As sincerely and beautifully as Breckenridge sang, some of her interpretations were marked by two recurring problems: a failure to maintain the energy of a song when the vocal line paused, midsentence, to allow the piano to add expression; and a curious refusal to end a song with finality. Mollicone’s setting of Dickinson’s “If you were coming in the Fall,” for example, ends with the words “its sting”; Breckenridge dispensed this punch line of sorts without requisite weight. Similarly, at the endings of Heggie’s settings of Edna St. Vincent Millay’s “Not in a silver casket” and Gini Savage’s “Joy Alone (Connection),” Garner’s “Star Light, Star Bright,” and Getty’s setting of Dickinson’s “The going from a world we know,” Breckenridge left us hanging.

In other songs, she was nigh-perfect. Even if not all her phrasing in “Amor” held together, the joy with which she breezed through its high tessitura and near-impossible coloratura screamed “Sing Zerbinetta!” Her restrained gestures in Mollicone’s “The Front Pane” were as cute as could be, and her renditions of several of Conte’s wonderful, must-hear Sexton Songs, which she will record, were ideal. She was also made-to-order for two of Getty’s marvelously simple and utterly satisfying Dickinson songs from The White Election.

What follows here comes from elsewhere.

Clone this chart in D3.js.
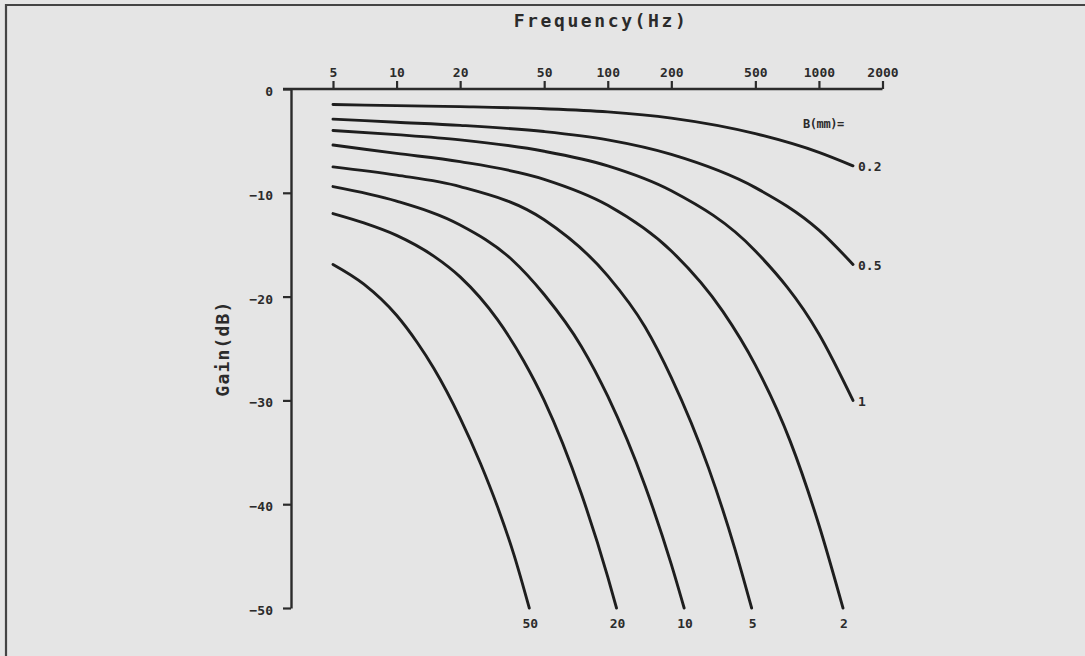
<!DOCTYPE html>
<html>
<head>
<meta charset="utf-8">
<script src="https://cdn.jsdelivr.net/npm/d3@7"></script>
<style>
  html, body { margin: 0; padding: 0; background: #e5e5e5; }
  svg { display: block; }
  text { font-family: "DejaVu Sans Mono", monospace; font-weight: bold; fill: #2b2b2b; }
</style>
</head>
<body>
<script>
let width = 1085;
let height = 656;

// axis ticks
const freqTicks = [5, 10, 20, 50, 100, 200, 500, 1000, 2000];
const gainTicks = [0, -10, -20, -30, -40, -50];

// B (mm) of each curve
const spacings = ["0.2", "0.5", "1", "2", "5", "10", "20", "50"];

const freq_0_2 = [5, 10, 20, 50, 100, 200, 500, 1000, 1450];
const gain_0_2 = [-1.5, -1.6, -1.7, -1.9, -2.2, -2.8, -4.3, -6.1, -7.4];
const freq_0_5 = [5, 10, 20, 50, 100, 200, 500, 1000, 1450];
const gain_0_5 = [-2.9, -3.2, -3.5, -4.1, -4.9, -6.3, -9.5, -13.6, -16.9];
const freq_1 = [5, 10, 20, 50, 100, 200, 500, 1000, 1450];
const gain_1 = [-4.0, -4.4, -4.9, -6.0, -7.4, -9.8, -15.6, -23.6, -30];
const freq_2 = [5, 10, 20, 50, 100, 200, 350, 500, 730, 1000, 1300];
const gain_2 = [-5.4, -6.2, -7.0, -8.7, -11.2, -15.6, -21.4, -26.6, -33.9, -42.0, -50];
const freq_5 = [5, 10, 20, 50, 100, 150, 200, 300, 400, 480];
const gain_5 = [-7.5, -8.3, -9.4, -12.6, -18.0, -22.9, -27.8, -36.5, -44.3, -50];
const freq_10 = [5, 10, 20, 35, 50, 75, 100, 150, 200, 230];
const gain_10 = [-9.4, -10.8, -13.1, -16.4, -19.8, -24.8, -29.6, -38.2, -45.8, -50];
const freq_20 = [5, 7, 10, 15, 20, 30, 40, 50, 75, 100, 110];
const gain_20 = [-12, -12.9, -14.1, -16.1, -18.1, -22.2, -26.2, -30.0, -39.0, -47.0, -50];
const freq_50 = [5, 7, 10, 12.5, 15, 20, 25, 30, 36, 42.5];
const gain_50 = [-16.9, -18.8, -21.8, -24.4, -26.9, -31.7, -36.1, -40.2, -44.9, -50];

const freqs = [freq_0_2, freq_0_5, freq_1, freq_2, freq_5, freq_10, freq_20, freq_50];
const gains = [gain_0_2, gain_0_5, gain_1, gain_2, gain_5, gain_10, gain_20, gain_50];

const curves = spacings.map((b, i) => ({
    b: b,
    points: freqs[i].map((f, j) => [f, gains[i][j]])
}));

const plotLeft = 291;

const x = d3.scaleLog().domain([5, 2000]).range([333, 882.5]);
const y = d3.scaleLinear().domain([0, -50]).range([89, 608]);

const svg = d3.select("body").append("svg")
    .attr("width", width)
    .attr("height", height)
    .attr("viewBox", [0, 0, width, height]);

// page frame (top and left edges only)
svg.append("rect").attr("x", 0).attr("y", 0).attr("width", width).attr("height", height).attr("fill", "#e5e5e5");
svg.append("line").attr("x1", 5).attr("x2", width).attr("y1", 5).attr("y2", 5)
    .attr("stroke", "#444").attr("stroke-width", 2.2);
svg.append("line").attr("x1", 6).attr("x2", 6).attr("y1", 4).attr("y2", height)
    .attr("stroke", "#444").attr("stroke-width", 2.2);

// x axis along the top
const xAxis = svg.append("g")
    .attr("transform", `translate(0,${y(0)})`)
    .call(d3.axisTop(x).tickValues(freqTicks).tickFormat(d3.format("d")).tickSize(8).tickSizeOuter(0))
    .call(g => g.select(".domain").remove())
    .call(g => g.selectAll(".tick line").attr("stroke", "#2b2b2b").attr("stroke-width", 2.2))
    .call(g => g.selectAll(".tick text").attr("font-size", 13).attr("dy", "-0.1em").attr("fill", "#2b2b2b"));

xAxis.append("line")
    .attr("x1", plotLeft - 8).attr("x2", x(2000))
    .attr("stroke", "#2b2b2b").attr("stroke-width", 2.4);

// y axis
const yAxis = svg.append("g")
    .attr("transform", `translate(${plotLeft},0)`)
    .call(d3.axisLeft(y).tickValues(gainTicks).tickFormat(d3.format("d")).tickSize(8).tickSizeOuter(0))
    .call(g => g.select(".domain").attr("stroke", "#2b2b2b").attr("stroke-width", 2.4))
    .call(g => g.selectAll(".tick line").attr("stroke", "#2b2b2b").attr("stroke-width", 2.2))
    .call(g => g.selectAll(".tick text").attr("font-size", 13).attr("x", -18).attr("dy", "0.5em").attr("fill", "#2b2b2b"));

// axis titles
svg.append("text")
    .attr("x", 601).attr("y", 27)
    .attr("text-anchor", "middle")
    .attr("font-size", 18)
    .attr("letter-spacing", 2.6)
    .text("Frequency(Hz)");

svg.append("text")
    .attr("transform", `translate(229,${y(-25)}) rotate(-90)`)
    .attr("text-anchor", "middle")
    .attr("font-size", 18)
    .attr("letter-spacing", 1.2)
    .text("Gain(dB)");

// curves
const line = d3.line()
    .x(d => x(d[0]))
    .y(d => y(d[1]))
    .curve(d3.curveMonotoneX);

svg.append("g")
    .attr("fill", "none")
    .attr("stroke", "#1e1e1e")
    .attr("stroke-width", 2.9)
    .attr("stroke-linecap", "round")
    .selectAll("path")
    .data(curves)
    .join("path")
    .attr("d", d => line(d.points));

// curve labels: at right end if it stops above -50, else under the end
svg.append("g")
    .selectAll("text")
    .data(curves)
    .join("text")
    .attr("font-size", 13)
    .each(function (d) {
        const last = d.points[d.points.length - 1];
        const t = d3.select(this).text(d.b);
        if (last[1] > -50) {
            t.attr("x", x(last[0]) + 5).attr("y", y(last[1])).attr("dy", "0.4em").attr("text-anchor", "start");
        } else {
            t.attr("x", x(last[0]) + 1).attr("y", y(last[1]) + 15).attr("dy", "0.4em").attr("text-anchor", "middle");
        }
    });

svg.append("text")
    .attr("x", x(1000) - 16)
    .attr("y", y(-3.25))
    .attr("dy", "0.4em")
    .attr("font-size", 12)
    .attr("letter-spacing", -0.4)
    .text("B(mm)=");
</script>
</body>
</html>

The final bouquet came with the two perfect, and perfectly touching, encores: Barber’s setting of James Agee’s “Sure on this shining night,” and yet another Dickinson song, Heggie’s “I will not have lived in vain.” In this cap to a musical and poetic journey that explored a woman’s emotional landscape, Breckenridge opened her heart fully, and let the beauty of her soul and voice shine forth.